Syria agreed to commit to the International Chemical Weapons Convention on Sept. 14, which bans the production, storage and use of chemical weapons.

 

“The U.S. believes there are 45 sites (of chemical weapons in Syria),” Ward said. “The Russians have agreed on that, and they’re supposed to do it by the middle of next year.  But it takes a long time to do it.”

 

Albirini said he would also like to see more balanced coverage from the media. He said he feels they focus too much on the government fighting radicals and forget that it began with peaceful demonstrations.

 

“There’s people who want to (be) fighting because they want to (be) fighting, and there’s people who want to stop this war,” Arbash said. “There’s people who want to live in peace, and there’s people who are the extreme. In every view, there’s people who are the extreme.”

 

Ward said many of those who want to live in peace are fleeing Syria and are trying to find refuge in neighboring countries.

 

“It’s creating problems in Lebanon,” Ward said. “I mean, there are 1.5 million Syrian refugees there, and it’s just overwhelmed.

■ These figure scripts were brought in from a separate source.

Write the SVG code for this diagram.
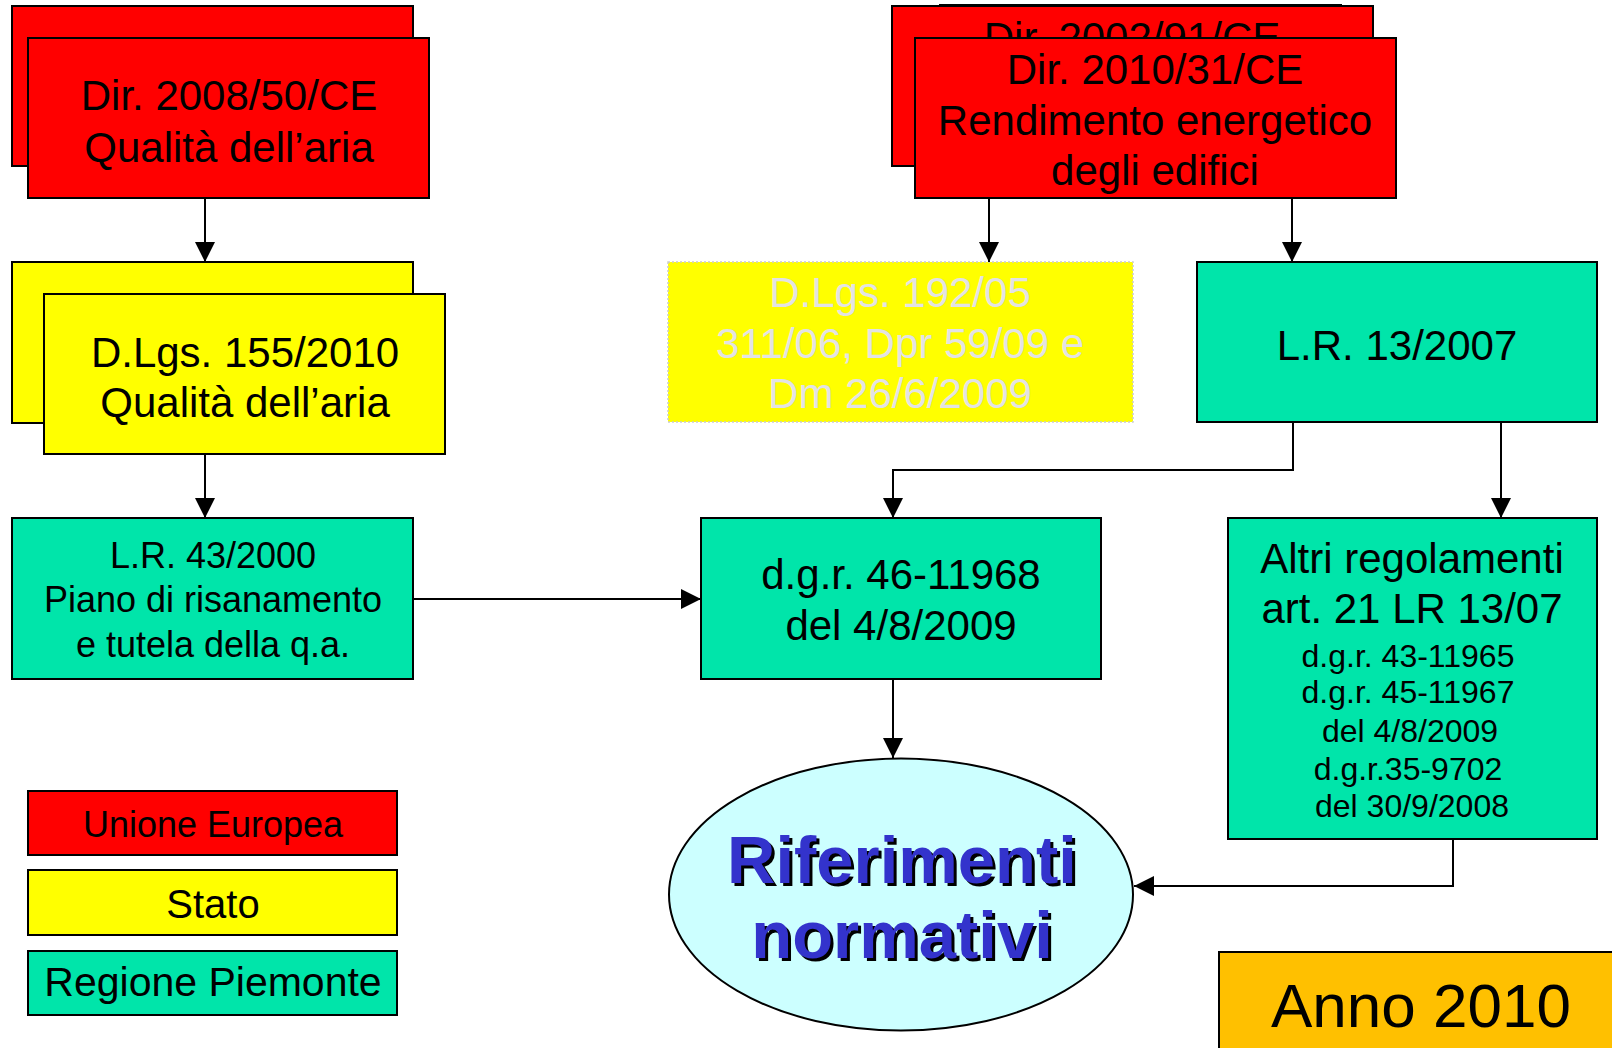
<svg xmlns="http://www.w3.org/2000/svg" width="1612" height="1048" viewBox="0 0 1612 1048">
<style>
  .box { stroke: #000; stroke-width: 2; }
  .red { fill: #ff0000; }
  .yel { fill: #ffff00; }
  .grn { fill: #00e5aa; }
  .t { font-family: "Liberation Sans", Arial, sans-serif; fill: #000; text-anchor: middle; }
  .conn { fill: none; stroke: #000; stroke-width: 2; }
</style>
<defs>
  <marker id="arr" markerUnits="userSpaceOnUse" markerWidth="20" markerHeight="20" refX="20" refY="10" orient="auto" viewBox="0 0 20 20">
    <path d="M0,0 L20,10 L0,20 z" fill="#000"/>
  </marker>
  <clipPath id="backclip">
    <rect x="880" y="0" width="520" height="38"/>
  </clipPath>
</defs>
<rect width="1612" height="1048" fill="#fff"/>

<g id="dir2008">
  <rect class="box red" x="12" y="6" width="401" height="160"/>
  <rect class="box red" x="28" y="38" width="401" height="160"/>
  <text class="t" x="229" y="110" font-size="42">Dir. 2008/50/CE</text>
  <text class="t" x="229" y="162" font-size="42">Qualità dell’aria</text>
</g>

<g id="dir2002">
  <rect class="box red" x="940" y="5" width="401" height="150"/>
  <rect class="box red" x="892" y="6" width="481" height="160"/>
  <text class="t" x="1132" y="52" font-size="42" clip-path="url(#backclip)">Dir. 2002/91/CE</text>
</g>
<g id="dir2010">
  <rect class="box red" x="915" y="38" width="481" height="160"/>
  <text class="t" x="1155" y="84" font-size="42">Dir. 2010/31/CE</text>
  <text class="t" x="1155" y="135" font-size="42">Rendimento energetico</text>
  <text class="t" x="1155" y="185" font-size="42">degli edifici</text>
</g>

<g id="dlgs155">
  <rect class="box yel" x="12" y="262" width="401" height="161"/>
  <rect class="box yel" x="44" y="294" width="401" height="160"/>
  <text class="t" x="245" y="367" font-size="42">D.Lgs. 155/2010</text>
  <text class="t" x="245" y="417" font-size="42">Qualità dell’aria</text>
</g>

<g id="dlgs192">
  <rect x="668" y="262" width="465" height="160" fill="#ffff00" stroke="#cccccc" stroke-width="1.5" stroke-dasharray="2 2"/>
  <text class="t" x="900" y="307" font-size="42" style="fill:#e3e3e3">D.Lgs. 192/05</text>
  <text class="t" x="900" y="358" font-size="42" style="fill:#e3e3e3">311/06, Dpr 59/09 e</text>
  <text class="t" x="900" y="408" font-size="42" style="fill:#e3e3e3">Dm 26/6/2009</text>
</g>

<g id="lr13">
  <rect class="box grn" x="1197" y="262" width="400" height="160"/>
  <text class="t" x="1397" y="360" font-size="42">L.R. 13/2007</text>
</g>

<g id="lr43">
  <rect class="box grn" x="12" y="518" width="401" height="161"/>
  <text class="t" x="213" y="568" font-size="36">L.R. 43/2000</text>
  <text class="t" x="213" y="612" font-size="36">Piano di risanamento</text>
  <text class="t" x="213" y="657" font-size="36">e tutela della q.a.</text>
</g>

<g id="dgr46">
  <rect class="box grn" x="701" y="518" width="400" height="161"/>
  <text class="t" x="901" y="589" font-size="42">d.g.r. 46-11968</text>
  <text class="t" x="901" y="640" font-size="42">del 4/8/2009</text>
</g>

<g id="altri">
  <rect class="box grn" x="1228" y="518" width="369" height="321"/>
  <text class="t" x="1412" y="573" font-size="42">Altri regolamenti</text>
  <text class="t" x="1412" y="623" font-size="42">art. 21 LR 13/07</text>
  <text class="t" x="1408" y="667" font-size="32">d.g.r. 43-11965</text>
  <text class="t" x="1408" y="703" font-size="32">d.g.r. 45-11967</text>
  <text class="t" x="1410" y="742" font-size="32">del 4/8/2009</text>
  <text class="t" x="1408" y="780" font-size="32">d.g.r.35-9702</text>
  <text class="t" x="1412" y="817" font-size="32">del 30/9/2008</text>
</g>

<g id="riferimenti">
  <ellipse cx="901" cy="894.5" rx="232" ry="136" fill="#ccffff" stroke="#000" stroke-width="2"/>
  <text class="t" x="905" y="886" font-size="67" font-weight="bold" style="fill:#000">Riferimenti</text>
  <text class="t" x="902" y="883" font-size="67" font-weight="bold" style="fill:#3333cc">Riferimenti</text>
  <text class="t" x="905" y="961" font-size="67" font-weight="bold" style="fill:#000">normativi</text>
  <text class="t" x="902" y="958" font-size="67" font-weight="bold" style="fill:#3333cc">normativi</text>
</g>

<g id="legend-ue">
  <rect class="box red" x="28" y="791" width="369" height="64"/>
  <text class="t" x="213" y="837" font-size="36">Unione Europea</text>
</g>
<g id="legend-stato">
  <rect class="box yel" x="28" y="870" width="369" height="65"/>
  <text class="t" x="213" y="918" font-size="40">Stato</text>
</g>
<g id="legend-regione">
  <rect class="box grn" x="28" y="951" width="369" height="64"/>
  <text class="t" x="213" y="996" font-size="41">Regione Piemonte</text>
</g>

<g id="anno">
  <rect class="box" x="1219" y="952" width="400" height="100" fill="#ffc000"/>
  <text class="t" x="1421" y="1027" font-size="62">Anno 2010</text>
</g>

<g id="connectors">
  <path class="conn" d="M205,198 L205,262" marker-end="url(#arr)"/>
  <path class="conn" d="M205,454 L205,518" marker-end="url(#arr)"/>
  <path class="conn" d="M413,599 L701,599" marker-end="url(#arr)"/>
  <path class="conn" d="M989,198 L989,262" marker-end="url(#arr)"/>
  <path class="conn" d="M1292,198 L1292,262" marker-end="url(#arr)"/>
  <path class="conn" d="M1293,422 L1293,470 L893,470 L893,518" marker-end="url(#arr)"/>
  <path class="conn" d="M1501,422 L1501,518" marker-end="url(#arr)"/>
  <path class="conn" d="M893,679 L893,758" marker-end="url(#arr)"/>
  <path class="conn" d="M1453,839 L1453,886 L1134,886" marker-end="url(#arr)"/>
</g>
</svg>
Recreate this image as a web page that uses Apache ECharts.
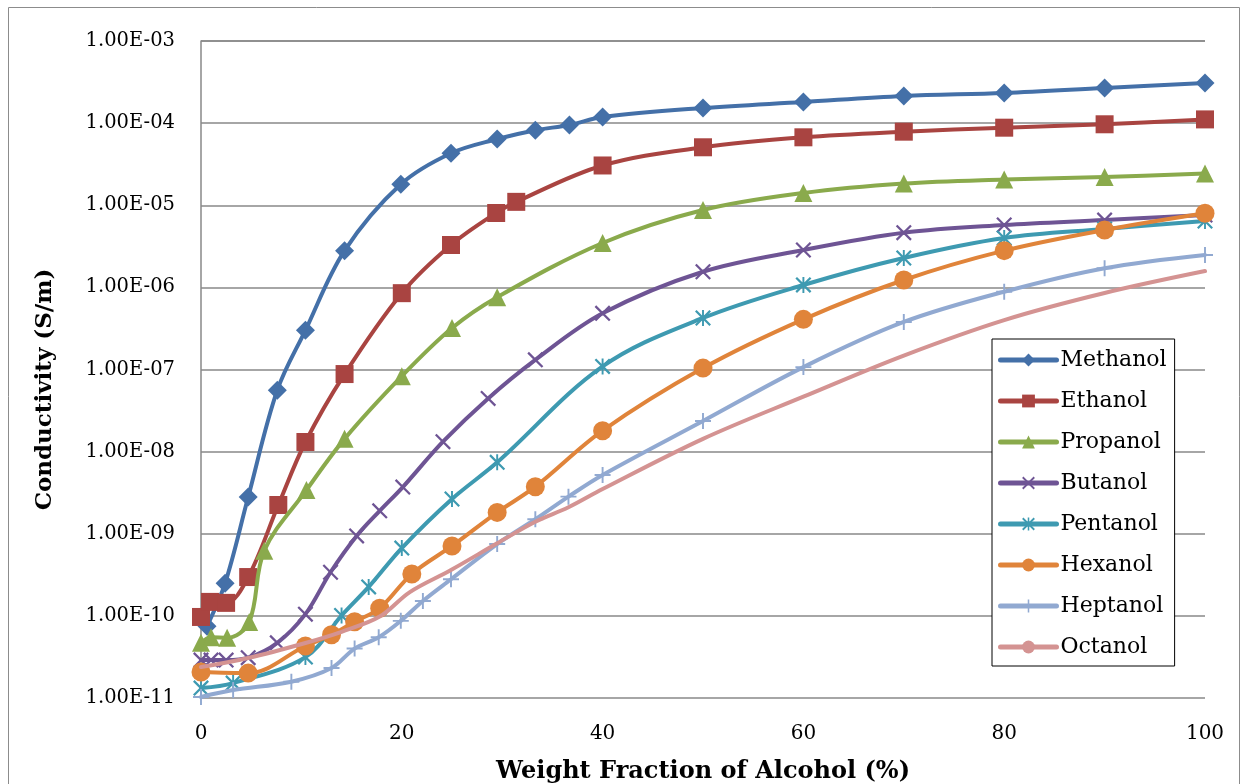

Jordan is the same way.”

 

A report last Friday from the U.N. News Center said more than 4,000 of the refugees are children without parents or adult relatives. Ward said one way students here could try and help is through humanitarian efforts for these people.

 

Still, Arbash said there are some positive things happening in her home country.

 

“There’s a lot of institutions and community involvement,” Arbash said. “There’s amazing things happening there that give me hope for the future. I think the community is the part that is going right, and it’s very important.”